Les protestants eux-mêmes se disputent sur le sens de ce moment du culte. Est-ce un repas comme les autres ? Un symbole ? Un rite ? Un sacrement ?

Bien qu’appelé certaines fois le repas du Seigneur, ce n’est pas un repas comme les autres. Ce n’est pas un pique-nique non plus. C’est ce qu’on appelle un sacrement et c’est l’un des deux sacrements (seulement) des protestants. Un sacrement : c’est-à-dire un geste institué par le Christ lui-même et accompagné d’une parole lui donnant toute sa signification. « Ceci est mon corps » en parlant du pain et « ceci est mon sang » en parlant du vin, avant de le donner ou de la partager.
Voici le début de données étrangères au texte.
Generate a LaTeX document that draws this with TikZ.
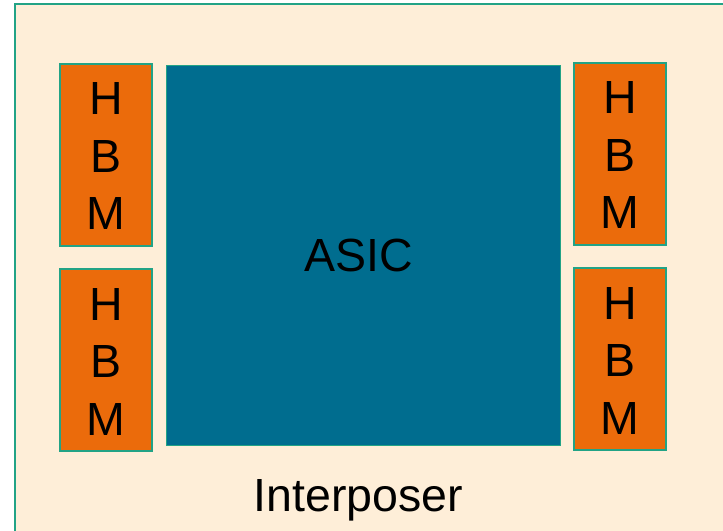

Une des difficultés est que les textes nous rapportant ce dernier repas de Jésus avec ses disciples ne sont pas identiques. Outre la richesse due à cette diversité, il faut jongler avec les aspérités : seuls deux des 4 textes nous demandent de le reproduire : « faites ceci en mémoire de moi ». Et pourtant, presque tous les chrétiens (sauf les Quakers et les Salutistes) reproduisent ce geste. Ils avaient vraisemblablement même commencé à le faire avant que cela soit écrit dans les évangiles et dans la Première Épître de Paul aux Corinthiens : ces récits reprenant des traditions liturgiques déjà éprouvées.

Pain de vie

D’autre part, on a coutume de dire que l’évangéliste Jean ne parle pas du tout de la cène et que lors de ce dernier soir, il la remplace par le lavement des pieds. Mais c’est sans compter avec le chapitre 6 de cet Évangile dans lequel Jésus se présente comme étant le pain de vie. Jean y tient des propos équivalents à ceux que nous connaissons et utilisons pour l’institution de la Sainte-cène. Jean Calvin disait que les sacrements étaient des « béquilles » pour la foi. Ainsi, pour lui, et pour de très nombreux croyants après lui, la Sainte-cène, notamment, est un rite pédagogique qui permet de découvrir voire d’expérimenter que Jésus-Christ est le Seigneur. La répétition de ce rite soutient la foi. Bien sûr, il y a des questions qui ne cessent d’être débattues autour de la « présence » réelle, symbolique, spirituelle de Jésus dans ce repas. Mais la question fondamentale, pour moi, me semble ailleurs : la célébration de la Cène nous aide-t-elle à vivre entre nous et au-delà de notre cercle la fraternité voulue par le Christ ? La célébration de la Cène nous fait-elle comprendre, comme le lavement des pieds, qu’il nous faut être au service de nos frères et de nos sœurs et de Dieu ? Je nous laisse avec ces questions.